The Solo Real Estate office is located on the 2000 block of Chancellor Street in Rittenhouse


For those who call the Rittenhouse Square area home, culture is at their doorstep. They may attend a concert at the Curtis Institute of Music founded in 1924, a lecture at the Ethical Society, catch a performance at the historic Plays & Players, enjoy a Broadway musical at the Academy of Music, or a symphony at the Kimmel Center

Other neighborhood cultural venues include the Rosenbach Museum, Academy of Vocal Arts, Chris Jazz Cafe, the Miller Theater (formerly the Mirriam Theater), and InterAct Theatre

Fine Dining

Several of the City’s best restaurants are right on the Square, including Lacroix and Scarpetta at the Rittenhouse Hotel, Parc, and Rouge. Within walking distance, you’ll find Barclay Prime, Verrnick Food & Drink, Twenty Manning, and Charley Dove. 

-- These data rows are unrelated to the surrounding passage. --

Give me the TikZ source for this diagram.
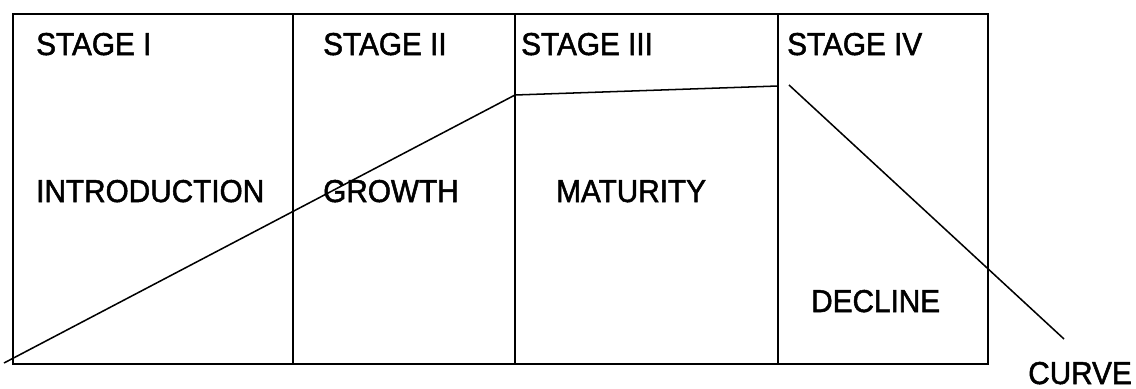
\documentclass[tikz,border=0pt]{standalone}
\usepackage{fontspec}
\setmainfont[FakeStretch=0.94, FakeBold=1.6]{Liberation Sans}
\usetikzlibrary{positioning}

\begin{document}
\begin{tikzpicture}[x=0.03cm, y=-0.03cm,
    stagetext/.style={anchor=base west, inner sep=0pt, font=\fontsize{27}{30}\selectfont},
    frame/.style={line width=1.3pt},
    curve/.style={line width=1.3pt}
]
\useasboundingbox (0,0) rectangle (1136,389);

% outer box and stage columns
\draw[frame] (13,14) rectangle (988,364);
\foreach \x in {293,515,778}
    \draw[frame] (\x,14) -- (\x,364);

% stage headings
\node[stagetext] (s1) at (36,55) {STAGE I};
\node[stagetext] (s2) at (323,55) {STAGE II};
\node[stagetext] (s3) at (521,55) {STAGE III};
\node[stagetext] (s4) at (787,55) {STAGE IV};

% stage names
\node[stagetext] (intro) at (36,202) {INTRODUCTION};
\node[stagetext] (growth) at (323,202) {GROWTH};
\node[stagetext] (mature) at (556,202) {MATURITY};
\node[stagetext] (decline) at (811,312) {DECLINE};
\node[stagetext] (curvename) at (1028,384) {CURVE};

% the life cycle curve
\coordinate (start) at (4,363);
\coordinate (peak) at (515,95);
\coordinate (plateau) at (778,86);
\coordinate (dropA) at (789,85);
\coordinate (dropB) at (1064,339);

\draw[curve] (start) -- (peak) -- (plateau);
\draw[curve] (dropA) -- (dropB);

\end{tikzpicture}
\end{document}
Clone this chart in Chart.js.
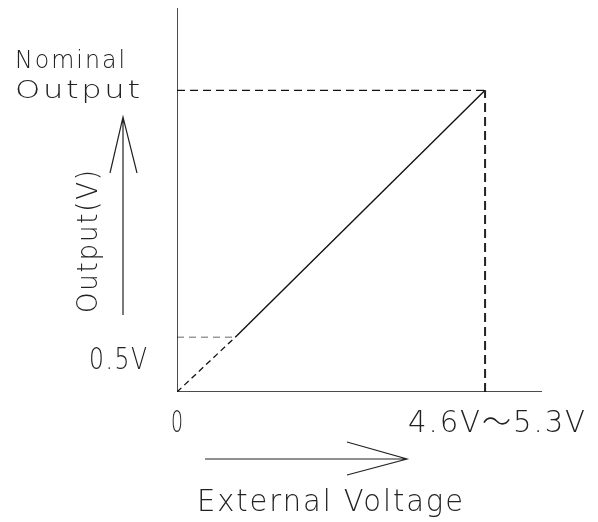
<!DOCTYPE html>
<html>
<head>
<meta charset="utf-8">
<script src="https://cdn.jsdelivr.net/npm/chart.js@4.4.1/dist/chart.umd.min.js"></script>
<style>
  body { margin: 0; background: #fff; }
  #wrap { width: 598px; height: 522px; }
</style>
</head>
<body>
<div id="wrap"><canvas id="curveChart" width="598" height="522"></canvas></div>
<script>
// Schematic output characteristic: output rises linearly with the external voltage
const X_MAX = 5.45;            // end of the external voltage axis
const Y_MAX = 3.5;             // top of the output axis
const riseX = [0, 0.87, 4.6];  // origin, 0.5V point, full-scale point
const riseY = [0, 0.5, 2.75];
const xTickLabels = ['0', '4.6V\u301C5.3V'];
const yTickLabels = ['0.5V', 'Nominal', 'Output'];
const xTitle = 'External Voltage';
const yTitle = 'Output(V)';

function pts(xs, ys) {
    return xs.map(function(x, i) { return { x: x, y: ys[i] }; });
}

function seg(data, color, width, dash) {
    return {
        data: data,
        showLine: true,
        borderColor: color,
        borderWidth: width,
        borderDash: dash || [],
        pointRadius: 0,
        fill: false
    };
}

const FONT = '"DejaVu Sans", "Noto Sans CJK JP", sans-serif';

// draw text squeezed horizontally to a target width (thin CAD-like lettering)
function fitText(ctx, text, x, y, width, size, align) {
    ctx.save();
    ctx.font = '200 ' + size + 'px ' + FONT;
    const gap = text.length > 1 ? Math.round(size * 0.07) : 0;
    ctx.letterSpacing = gap + 'px';
    const w = ctx.measureText(text).width - gap;
    const sx = width / w;
    const left = align === 'right' ? x - width : (align === 'center' ? x - width / 2 : x);
    ctx.translate(left, y);
    ctx.scale(sx, 1);
    ctx.textAlign = 'left';
    ctx.textBaseline = 'alphabetic';
    ctx.fillText(text, 0, 0);
    ctx.restore();
}

function arrow(ctx, x1, y1, x2, y2, h1x, h1y, h2x, h2y) {
    ctx.beginPath();
    ctx.moveTo(x1, y1);
    ctx.lineTo(x2, y2);
    ctx.moveTo(h1x, h1y);
    ctx.lineTo(x2, y2);
    ctx.lineTo(h2x, h2y);
    ctx.stroke();
}

const labelsPlugin = {
    id: 'labels',
    afterDraw: function(chart) {
        const ctx = chart.ctx;
        const xs = chart.scales.x, ys = chart.scales.y;
        ctx.save();
        ctx.fillStyle = '#222';
        ctx.strokeStyle = '#222';
        ctx.lineWidth = 1.2;

        // y-side labels
        const yFull = ys.getPixelForValue(riseY[2]);
        fitText(ctx, yTickLabels[1], 15, yFull - 22, 110, 24);
        fitText(ctx, yTickLabels[2], 15, yFull + 8, 125, 24);
        fitText(ctx, yTickLabels[0], 147, ys.getPixelForValue(riseY[1]) + 32, 58, 30, 'right');

        // x-side labels
        const x0 = xs.getPixelForValue(0);
        const base = xs.bottom + 40;
        fitText(ctx, xTickLabels[0], x0 - 6, base, 12, 30);
        fitText(ctx, xTickLabels[1], 408, base, 177, 30);
        fitText(ctx, xTitle, 197, base + 79, 266, 30);

        // rotated y title
        ctx.save();
        ctx.translate(97, 313);
        ctx.rotate(-Math.PI / 2);
        fitText(ctx, yTitle, 0, 0, 143, 29);
        ctx.restore();

        // direction arrows
        arrow(ctx, 123, 315, 123, 117, 110, 173, 137, 173);
        arrow(ctx, 205, 459, 407, 459, 347, 442, 347, 475);
        ctx.restore();
    }
};

new Chart(document.getElementById('curveChart'), {
    type: 'scatter',
    data: {
        datasets: [
            // axes
            seg(pts([0, 0], [0, Y_MAX]), '#111', 1.5),
            seg(pts([0, X_MAX], [0, 0]), '#111', 1.5),
            // guide lines
            seg(pts([0, riseX[1]], [riseY[1], riseY[1]]), '#9a9a9a', 1.5, [7, 5]),
            seg(pts([0, riseX[2]], [riseY[2], riseY[2]]), '#111', 1.3, [8, 5]),
            seg(pts([riseX[2], riseX[2]], [0, riseY[2]]), '#222', 2, [9, 5]),
            // characteristic
            seg(pts(riseX.slice(0, 2), riseY.slice(0, 2)), '#111', 1.3, [6, 4]),
            seg(pts(riseX.slice(1), riseY.slice(1)), '#111', 1.4)
        ]
    },
    options: {
        responsive: false,
        animation: false,
        layout: { padding: { left: 177, right: 56, top: 8, bottom: 130 } },
        plugins: { legend: { display: false }, tooltip: { enabled: false } },
        scales: {
            x: { type: 'linear', min: 0, max: X_MAX, display: false },
            y: { type: 'linear', min: 0, max: Y_MAX, display: false }
        }
    },
    plugins: [labelsPlugin]
});
</script>
</body>
</html>
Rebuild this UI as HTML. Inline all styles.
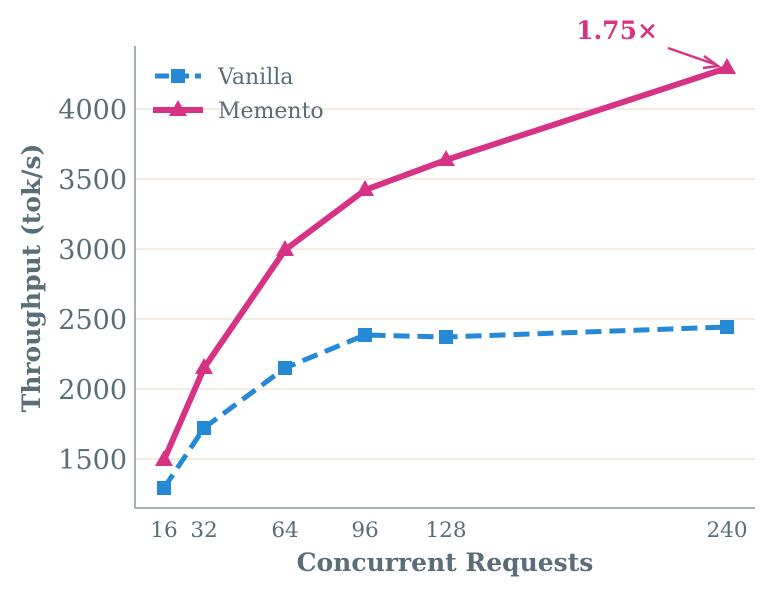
<!DOCTYPE html>
<html><head><style>body{margin:0;background:#fff}svg{display:block}</style></head><body>
<svg width="775" height="596" xmlns="http://www.w3.org/2000/svg" font-family="'DejaVu Serif','Liberation Serif',serif">
<g stroke="#f1e5d3" stroke-width="1.5">
<line x1="135" x2="755" y1="109" y2="109"/><line x1="135" x2="755" y1="179" y2="179"/>
<line x1="135" x2="755" y1="249" y2="249"/><line x1="135" x2="755" y1="319" y2="319"/>
<line x1="135" x2="755" y1="389" y2="389"/><line x1="135" x2="755" y1="459" y2="459"/>
</g>
<g stroke="#8a9698" stroke-width="1.5"><line x1="135" y1="46" x2="135" y2="508"/><line x1="135" y1="508" x2="755" y2="508"/></g>
<g fill="#5a6e78" font-size="27" text-anchor="end">
<text x="127" y="119">4000</text><text x="127" y="189">3500</text><text x="127" y="259">3000</text>
<text x="127" y="329">2500</text><text x="127" y="399">2000</text><text x="127" y="469">1500</text>
</g>
<g fill="#5a6e78" font-size="21.5" text-anchor="middle">
<text x="164" y="537">16</text><text x="204" y="537">32</text><text x="285" y="537">64</text>
<text x="365" y="537">96</text><text x="446" y="537">128</text><text x="727" y="537">240</text>
</g>
<text x="445" y="571" text-anchor="middle" font-size="25" font-weight="bold" fill="#5a6e78">Concurrent Requests</text>
<text transform="translate(40,278) rotate(-90)" text-anchor="middle" font-size="25" font-weight="bold" fill="#5a6e78">Throughput (tok/s)</text>
<polyline points="164,488 204,428 285,368 365,335 446,337 727,327" fill="none" stroke="#2589d6" stroke-width="5" stroke-dasharray="16,8"/>
<g fill="#2589d6">
<rect x="157" y="481" width="14" height="14"/><rect x="197" y="421" width="14" height="14"/><rect x="278" y="361" width="14" height="14"/>
<rect x="358" y="328" width="14" height="14"/><rect x="439" y="330" width="14" height="14"/><rect x="720" y="320" width="14" height="14"/>
</g>
<polyline points="164,460 204,368 285,250 365,190 446,160 727,68" fill="none" stroke="#d63384" stroke-width="6"/>
<g fill="#d63384">
<polygon points="164,450 173,466 155,466"/><polygon points="204,358 213,374 195,374"/><polygon points="285,240 294,256 276,256"/>
<polygon points="365,180 374,196 356,196"/><polygon points="446,150 455,166 437,166"/><polygon points="727,58 736,74 718,74"/>
</g>
<text x="617" y="39" text-anchor="middle" font-size="25" font-weight="bold" fill="#d63384">1.75×</text>
<line x1="668" y1="48" x2="714" y2="64" stroke="#d63384" stroke-width="2.5"/>
<polyline points="704,56 718,66 703,68" fill="none" stroke="#d63384" stroke-width="2.5"/>
<line x1="155" y1="76" x2="201" y2="76" stroke="#2589d6" stroke-width="5" stroke-dasharray="14,6"/>
<rect x="171" y="69" width="14" height="14" fill="#2589d6"/>
<text x="218" y="84" font-size="22" fill="#5a6e78">Vanilla</text>
<line x1="153" y1="110" x2="203" y2="110" stroke="#d63384" stroke-width="6"/>
<polygon points="178,100 187,116 169,116" fill="#d63384"/>
<text x="218" y="118" font-size="22" fill="#5a6e78">Memento</text>
</svg>
</body></html>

Foodies also head to DiBruno for a knockout selection of gourmet cheeses, appetizers, pastries and bread, meats, seafood, and prepared foods to eat in or take out.


Rittenhouse Square hosts a variety of recurring festivals and events, including a Fine Arts Spring Crafts Festival, May 6-8;  Rittenhouse Square Fine Art Show, June 3-5; and the Rittenhouse Row Festival, Saturday, May 21st, featuring food, fashion, arts and entertainment with live music and culinary demos along Walnut Street from the Avenue of the Arts to Rittenhouse Square. Thousands also attend the Fall Fine Craft Fair, Oct. 7-9, 2022, and the annual Rittenhouse Square Christmas Tree Lighting

Year-round, Farm to City provides an outdoor farmers’ market on Saturdays and Tuesdays along the Walnut Street side of the Square, bringing fresh produce to City dwellers.

Rittenhouse Square Park Preservation

The beauty of Rittenhouse Square Park is due largely to the efforts of Friends of Rittenhouse Square, created in 1976 with a mission to preserve, protect, and beautify the park in partnership with Philadelphia Parks & Recreation. Landscaping, lighting, restoration of fountains and fencing, and over one million dollars in historic restoration work —are all projects of the Friends of Rittenhouse Square. Their annual fundraising event, the Ball on The Square is a black-tie gala attended by preservationists and City Leaders.

Portraiture of the city of Philadelphia in the province of Pennsylvania in America by Thomas Holmes, 1683. This is where Penn’s first advertised layout of Philadelphia appeared. Image: Haverford College Libraries via phindie.com

Benevolent City Planning

In retrospect, William Penn knew what he was doing. His primary objective in creating Rittenhouse Square and other Philadelphia parks was to maintain public health by setting aside green spaces to provide fresh air and avoid over-crowding associated with the spread of infectious disease. While he could not have known about Covid, his foresight gave us a beautiful, safe place to enjoy nature during the pandemic. The park also became a vibrant and integral part of the fabric of the city, as well as a pillar of this special neighborhood in the heart of Philadelphia we now call home.